What to work on:
Please transcribe the data below exactly. Leave the pictures out.

Data lines:
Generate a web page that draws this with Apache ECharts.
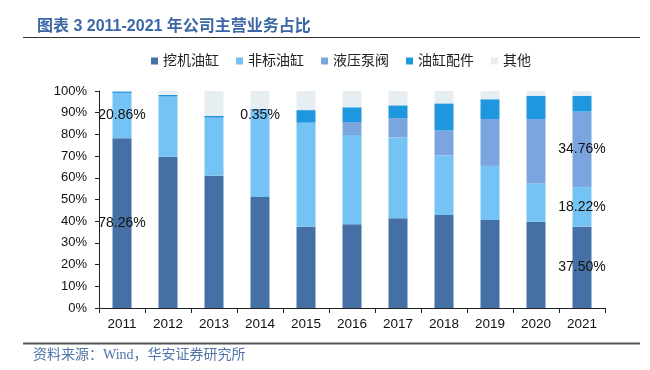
<!DOCTYPE html>
<html><head><meta charset="utf-8">
<script src="https://cdn.jsdelivr.net/npm/echarts@6/dist/echarts.min.js"></script>
<style>html,body{margin:0;padding:0;background:#fff}#c{width:650px;height:370px}</style>
</head><body><div id="c"></div>
<script>
var categories = ['2011','2012','2013','2014','2015','2016','2017','2018','2019','2020','2021'];
var seriesNames = ['挖机油缸','非标油缸','液压泵阀','油缸配件','其他'];
var excavator = [78.26, 69.7, 60.9, 51.2, 37.4, 38.6, 41.4, 42.9, 40.5, 39.7, 37.50];
var nonStandard = [20.86, 27.7, 26.8, 39.5, 48.0, 41.1, 37.2, 27.4, 25.0, 17.7, 18.22];
var pumpValve = [0, 0, 0, 0.35, 0, 6.0, 8.9, 11.5, 21.6, 29.7, 34.76];
var parts = [0.7, 0.8, 0.8, 0.6, 5.8, 6.8, 5.9, 12.5, 9.1, 10.7, 7.3];
var others = [0.18, 1.8, 11.5, 8.35, 8.8, 7.5, 6.6, 5.7, 3.8, 2.2, 2.22];
var yTicks = [0,10,20,30,40,50,60,70,80,90,100];
var labeled = [[0,10],[0,10],[3,10],[],[]];
var colors = ['#4570A5','#75C3F4','#7BA5DE','#1E97DF','#E6EEF1'];
var allData = [excavator, nonStandard, pumpValve, parts, others];

var FONT = "'Liberation Sans','Noto Sans CJK SC',sans-serif";
var chart = echarts.init(document.getElementById('c'), null, {renderer:'canvas'});
var series = allData.map(function(arr, si){
  return {
    name: seriesNames[si], type:'bar', stack:'total', barWidth:19,
    itemStyle:{color:colors[si]},
    label:{show:false, position:'inside', color:'#111', fontSize:14, fontFamily:FONT,
      formatter:function(p){return p.value.toFixed(2)+'%';}},
    data: arr.map(function(v,i){
      var d = {value:v};
      if (labeled[si].indexOf(i) >= 0) {
        d.label = {show:true};
        if (si === 2 && i === 3) d.label.offset = [0,4];
      }
      return d;
    })
  };
});
chart.setOption({
  animation:false,
  title:{text:'图表 3 2011-2021 年公司主营业务占比', left:32, top:14,
    textStyle:{fontSize:16, fontWeight:'bold', color:'#3B67A6', fontFamily:FONT}},
  legend:{data:seriesNames, left:146, top:49, itemWidth:7, itemHeight:7, icon:'rect', itemGap:17,
    textStyle:{fontSize:14, color:'#222', fontFamily:FONT}},
  grid:{left:99, right:45, top:91, bottom:62},
  xAxis:{type:'category', data:categories,
    axisLine:{lineStyle:{color:'#222', width:1}},
    axisTick:{show:true, length:5, lineStyle:{color:'#222'}},
    axisLabel:{fontSize:13.5, color:'#111', margin:10, fontFamily:FONT}},
  yAxis:{type:'value', min:0, max:100, interval:10,
    axisLine:{show:true, lineStyle:{color:'#222', width:1}},
    axisTick:{show:true, length:4, lineStyle:{color:'#222'}},
    splitLine:{show:false},
    axisLabel:{fontSize:13, color:'#111', margin:12, fontFamily:FONT,
      formatter:function(v){return yTicks.indexOf(v)>=0 ? v+'%' : '';}}},
  graphic:[
    {type:'line', shape:{x1:23,y1:37.5,x2:640,y2:37.5}, style:{stroke:'#333', lineWidth:1.2}},
    {type:'line', shape:{x1:23,y1:343.5,x2:640,y2:343.5}, style:{stroke:'#555', lineWidth:1.8}},
    {type:'text', left:33, top:348, style:{text:'资料来源：Wind，华安证券研究所', fill:'#4F74A8',
      font:"14px 'Liberation Serif','Noto Sans CJK SC',serif"}}
  ],
  series:series
});
</script></body></html>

Result of the exercise:
Generate a web page that draws this with Apache ECharts.
<!DOCTYPE html>
<html><head><meta charset="utf-8">
<script src="https://cdn.jsdelivr.net/npm/echarts@6/dist/echarts.min.js"></script>
<style>html,body{margin:0;padding:0;background:#fff}#c{width:650px;height:370px}</style>
</head><body><div id="c"></div>
<script>
var categories = ['2011','2012','2013','2014','2015','2016','2017','2018','2019','2020','2021'];
var seriesNames = ['挖机油缸','非标油缸','液压泵阀','油缸配件','其他'];
var excavator = [78.26, 69.7, 60.9, 51.2, 37.4, 38.6, 41.4, 42.9, 40.5, 39.7, 37.50];
var nonStandard = [20.86, 27.7, 26.8, 39.5, 48.0, 41.1, 37.2, 27.4, 25.0, 17.7, 18.22];
var pumpValve = [0, 0, 0, 0.35, 0, 6.0, 8.9, 11.5, 21.6, 29.7, 34.76];
var parts = [0.7, 0.8, 0.8, 0.6, 5.8, 6.8, 5.9, 12.5, 9.1, 10.7, 7.3];
var others = [0.18, 1.8, 11.5, 8.35, 8.8, 7.5, 6.6, 5.7, 3.8, 2.2, 2.22];
var yTicks = [0,10,20,30,40,50,60,70,80,90,100];
var labeled = [[0,10],[0,10],[3,10],[],[]];
var colors = ['#4570A5','#75C3F4','#7BA5DE','#1E97DF','#E6EEF1'];
var allData = [excavator, nonStandard, pumpValve, parts, others];

var FONT = "'Liberation Sans','Noto Sans CJK SC',sans-serif";
var chart = echarts.init(document.getElementById('c'), null, {renderer:'canvas'});
var series = allData.map(function(arr, si){
  return {
    name: seriesNames[si], type:'bar', stack:'total', barWidth:19,
    itemStyle:{color:colors[si]},
    label:{show:false, position:'inside', color:'#111', fontSize:14, fontFamily:FONT,
      formatter:function(p){return p.value.toFixed(2)+'%';}},
    data: arr.map(function(v,i){
      var d = {value:v};
      if (labeled[si].indexOf(i) >= 0) {
        d.label = {show:true};
        if (si === 2 && i === 3) d.label.offset = [0,4];
      }
      return d;
    })
  };
});
chart.setOption({
  animation:false,
  title:{text:'图表 3 2011-2021 年公司主营业务占比', left:32, top:14,
    textStyle:{fontSize:16, fontWeight:'bold', color:'#3B67A6', fontFamily:FONT}},
  legend:{data:seriesNames, left:146, top:49, itemWidth:7, itemHeight:7, icon:'rect', itemGap:17,
    textStyle:{fontSize:14, color:'#222', fontFamily:FONT}},
  grid:{left:99, right:45, top:91, bottom:62},
  xAxis:{type:'category', data:categories,
    axisLine:{lineStyle:{color:'#222', width:1}},
    axisTick:{show:true, length:5, lineStyle:{color:'#222'}},
    axisLabel:{fontSize:13.5, color:'#111', margin:10, fontFamily:FONT}},
  yAxis:{type:'value', min:0, max:100, interval:10,
    axisLine:{show:true, lineStyle:{color:'#222', width:1}},
    axisTick:{show:true, length:4, lineStyle:{color:'#222'}},
    splitLine:{show:false},
    axisLabel:{fontSize:13, color:'#111', margin:12, fontFamily:FONT,
      formatter:function(v){return yTicks.indexOf(v)>=0 ? v+'%' : '';}}},
  graphic:[
    {type:'line', shape:{x1:23,y1:37.5,x2:640,y2:37.5}, style:{stroke:'#333', lineWidth:1.2}},
    {type:'line', shape:{x1:23,y1:343.5,x2:640,y2:343.5}, style:{stroke:'#555', lineWidth:1.8}},
    {type:'text', left:33, top:348, style:{text:'资料来源：Wind，华安证券研究所', fill:'#4F74A8',
      font:"14px 'Liberation Serif','Noto Sans CJK SC',serif"}}
  ],
  series:series
});
</script></body></html>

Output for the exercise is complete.